I was already familiar with Hyatt Gap, since I have adopted the Enloe Creek trail for maintenance, and I have to hike the 1.9 miles, 1500 vertical feet to the gap from the Straight Fork road just to get to the start of my trail.

Map section showing unmaintained manway from Hyatt Gap. It crosses the reservation boundary.

Mike provided this map section from the 1951 map. Our quest was to follow the dotted line southward from the gap, cross the boundary of the Cherokee reservation a little to the east of the top corner, and pick up the old railroad grade that angles back to the Straight Fork road. We weren’t sure exactly where the railroad grade came out on the road, but we knew it was at about 2700′, so we left a car a little above that elevation point for shuttling back to the trailhead.

Our group consisted of Mike, David Hughes, Seth O’Shields, and myself. I had arrived in the area a little early, so I detoured up to Oconoluftee for a few minutes and spotted some elk in the big meadow.

Elk near Oconoluftee visitor center

Before we started down the manway, we made the trip down to Raven Fork. Where the Enloe Creek bridge crosses the stream is one of the most magical places in the Smokies, in my opinion. This time I became fixated on a particular deep, beautiful pool just below the bridge. Its translucent green-blue water seemed to contain myriad shapes that kept shifting, as if they represented some sort of prophecy—or perhaps some retelling of events of the deep past. The next three pictures show in succession the upper part of the pool, the middle, and the lower. Click twice for zoom if you want to clearly see those shifting shapes.
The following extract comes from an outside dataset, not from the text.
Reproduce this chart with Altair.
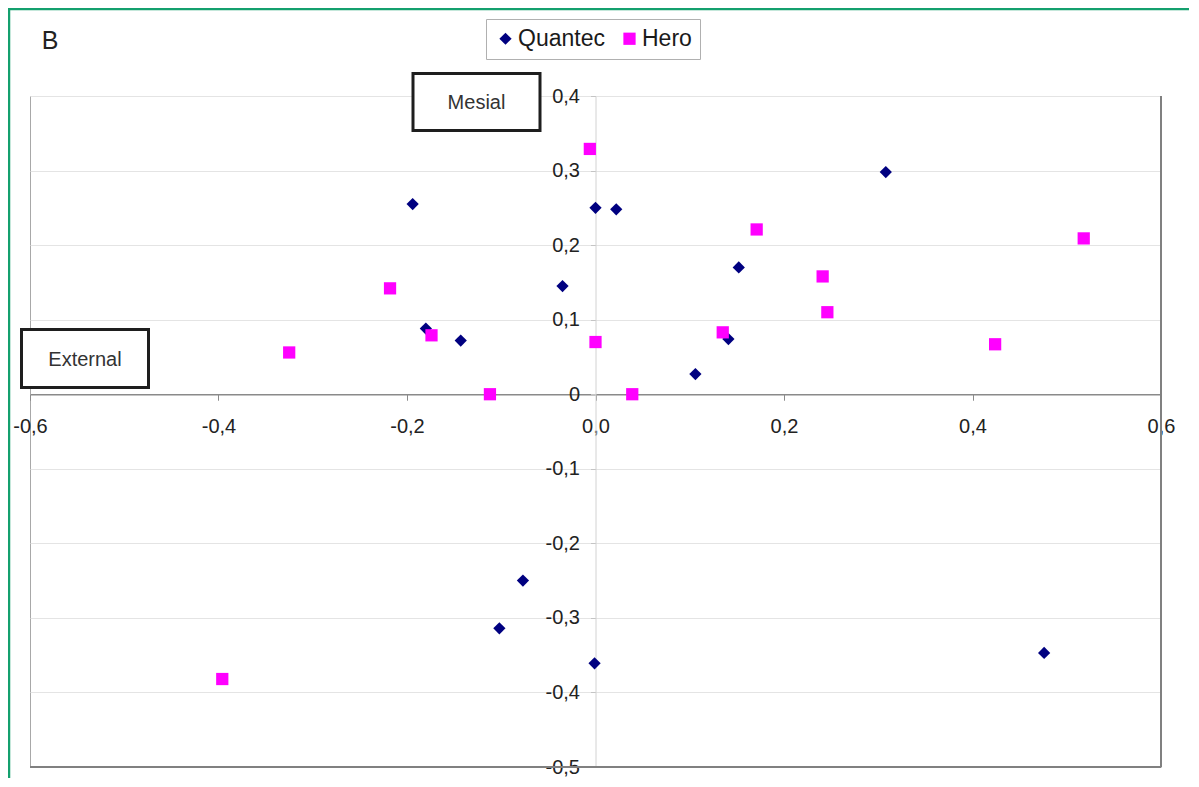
import altair as alt
import pandas as pd

# ---- data ----
series_names = ["Quantec", "Hero"]
quantec_x = [-0.194, 0.000, 0.022, 0.308, -0.035, 0.152, -0.180, -0.143, 0.141, 0.106, -0.077, -0.102, -0.001, 0.476]
quantec_y = [0.255, 0.250, 0.248, 0.298, 0.145, 0.170, 0.088, 0.072, 0.074, 0.027, -0.250, -0.314, -0.361, -0.347]
hero_x = [-0.006, 0.171, 0.518, 0.241, -0.218, 0.246, 0.135, -0.174, -0.325, 0.000, 0.424, -0.112, 0.039, -0.396]
hero_y = [0.329, 0.221, 0.209, 0.158, 0.142, 0.110, 0.083, 0.079, 0.056, 0.070, 0.067, 0.000, 0.000, -0.382]
x_ticks = [-0.6, -0.4, -0.2, 0.0, 0.2, 0.4, 0.6]
y_ticks = [0.4, 0.3, 0.2, 0.1, 0.0, -0.1, -0.2, -0.3, -0.4, -0.5]
panel_label = "B"
box_labels = ["Mesial", "External"]

df = pd.DataFrame({
    "x": quantec_x + hero_x,
    "y": quantec_y + hero_y,
    "series": [series_names[0]] * len(quantec_x) + [series_names[1]] * len(hero_x),
})

W, H = 1131, 671
FONT = "Liberation Sans"
X_DOM = [-0.6, 0.6]
Y_DOM = [-0.5, 0.4]
x0 = W * (0 - X_DOM[0]) / (X_DOM[1] - X_DOM[0])
y0 = H * (Y_DOM[1] - 0) / (Y_DOM[1] - Y_DOM[0])

x_label_expr = "(datum.value < 0 ? '-' : '') + replace(format(abs(datum.value), '.1f'), '.', ',')"
y_label_expr = ("abs(datum.value) < 1e-9 ? '0' : (datum.value < 0 ? '-' : '') + "
                "replace(format(abs(datum.value), '.1f'), '.', ',')")

legend = alt.Legend(
    title=None, orient="none", legendX=456, legendY=-77, direction="horizontal",
    strokeColor="#b0b0b0", fillColor="white", padding=8, labelFontSize=23,
    labelFont=FONT, labelColor="#1a1a1a", symbolSize=150, symbolStrokeWidth=0,
    columnPadding=13, labelOffset=1,
)

points = alt.Chart(df).mark_point(filled=True, opacity=1, strokeWidth=0, size=150).encode(
    x=alt.X("x:Q", scale=alt.Scale(domain=X_DOM, nice=False, zero=False),
            axis=alt.Axis(values=x_ticks, labelExpr=x_label_expr, offset=-(H - y0), grid=False,
                          domainColor="#8a8a8a", domainWidth=1.5, tickColor="#8a8a8a", tickSize=6,
                          labelPadding=16, labelFontSize=20, labelFont=FONT, labelColor="#222222",
                          labelFlush=False, labelOverlap=False, title=None)),
    y=alt.Y("y:Q", scale=alt.Scale(domain=Y_DOM, nice=False, zero=False),
            axis=alt.Axis(values=y_ticks, labelExpr=y_label_expr, offset=-x0, grid=True,
                          gridColor="#e4e4e4", gridWidth=1, domainColor="#d2d2d2",
                          tickColor="#c4c4c4", tickSize=5, labelPadding=11, labelFontSize=20,
                          labelFont=FONT, labelColor="#222222", labelFlush=False,
                          labelOverlap=False, title=None)),
    color=alt.Color("series:N", scale=alt.Scale(domain=series_names, range=["#000080", "#FF00FF"]),
                    legend=legend),
    shape=alt.Shape("series:N", scale=alt.Scale(domain=series_names, range=["diamond", "square"]),
                    legend=legend),
)

one = alt.Data(values=[{"k": 1}])

right_edge = alt.Chart(one).mark_rule(color="#808080", strokeWidth=2).encode(
    x=alt.value(W), y=alt.value(0), y2=alt.value(H))
bottom_edge = alt.Chart(one).mark_rule(color="#808080", strokeWidth=2).encode(
    x=alt.value(0), x2=alt.value(W), y=alt.value(H))

outer = alt.Chart(one).mark_rect(fillOpacity=0, stroke="#14a06e", strokeWidth=2.5).encode(
    x=alt.value(-21), x2=alt.value(W + 200), y=alt.value(-87), y2=alt.value(H + 200))

b_text = alt.Chart(one).mark_text(text=panel_label, fontSize=25, font=FONT, color="#222222",
                                  align="center", baseline="middle").encode(
    x=alt.value(20), y=alt.value(-55))

mesial_box = alt.Chart(one).mark_rect(fill="white", stroke="#1e1e1e", strokeWidth=3).encode(
    x=alt.value(383), x2=alt.value(510), y=alt.value(-22.5), y2=alt.value(34.5))
mesial_text = alt.Chart(one).mark_text(text=box_labels[0], fontSize=20, font=FONT, color="#333333",
                                       align="center", baseline="middle").encode(
    x=alt.value(446.5), y=alt.value(7))

ext_box = alt.Chart(one).mark_rect(fill="white", stroke="#1e1e1e", strokeWidth=3).encode(
    x=alt.value(-8.5), x2=alt.value(118.5), y=alt.value(233.5), y2=alt.value(291.5))
ext_text = alt.Chart(one).mark_text(text=box_labels[1], fontSize=20, font=FONT, color="#333333",
                                    align="center", baseline="middle").encode(
    x=alt.value(55), y=alt.value(264))

chart = alt.layer(
    points, right_edge, bottom_edge, outer, b_text, mesial_box, mesial_text, ext_box, ext_text
).properties(
    width=W, height=H,
    autosize=alt.AutoSizeParams(type="none"),
    padding={"left": 22, "top": 88, "right": 28, "bottom": 11},
    background="white",
).configure_view(stroke="#a8a8a8", strokeWidth=1)

chart.save("out.html", embed_options={"renderer": "svg", "actions": False})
Water tumbles over a small fall into the pool

The water is instantly transformed from foaming white and blue to green

The pool endlessly empties into the lower stream

After clambering around for a bit on the big boulder above the bridge that has the three hemlocks growing out of it, we tackled the climb back up to the gap. The start of the manway is quite obvious there once you look for it, though I have to admit I had never really noticed it before. But that is what’s really wonderful about these unmaintained trails.

We never had much trouble seeing where the manway went. At the beginning it was quite wide and comfortable for walking. We saw lots of ramps (for those of you not familiar with this local delicacy, ramps are a pungent kind of wild onion).

Yumm! Ramps!

We saw a lot of wildflower foliage, but not much that was actually blooming except for spring beauties.

Tender green leaves were sprouting up everywhere

We did see some Dutchman’s breeches at a spot near where a little stream trickled down the slope.

Dutchman's breeches

It was somewhere around this spot, a mile or so into an estimated three miles of manway, that the treadway narrowed and the slope steepened—clearly, the steeper the slope, the more rapidly the pathway erodes and “slides” down the mountain. The footing became awkward and somewhat uncomfortable, with the left foot (on the outside) taking the brunt of the weight. Seth developed a blister and David’s left bootlace snapped in two.

We passed a tree with a corkscrew vine.

Corkscrew tree

We persevered and eventually crossed the boundary into the reservation. Just past the boundary, we encountered a confusing network of paths and old roadways that weren’t shown on any of our maps—even though Mike had brought along three or four different maps, seemingly representing all decades of the mid- to late-twentieth century. Some of these paths were probably ATV trails. Our manway widened out into a roadbed and started to climb fairly steeply. This didn’t seem right to us at the time, although Mike now theorizes that this was actually the correct route. We opted to angle downslope (east) along another faint roadbed and see if we could pick up the railroad grade.

When we became mired in thickets of unusually thorny blackberries punctuated by swarms of aggressive gnats, we decided to break away and head straight down off-trail and intersect the railroad grade. We went down right along the boundary and found the grade before long. From there it was not too far to the Straight Fork road, which we reached a little below the stashed car, as planned.

Our ankles and heels complained somewhat from the extensive sidehilling, but it was an interesting and enjoyable outing nevertheless. The weather had been turning all day, and it started drizzling just as we completed our adventure.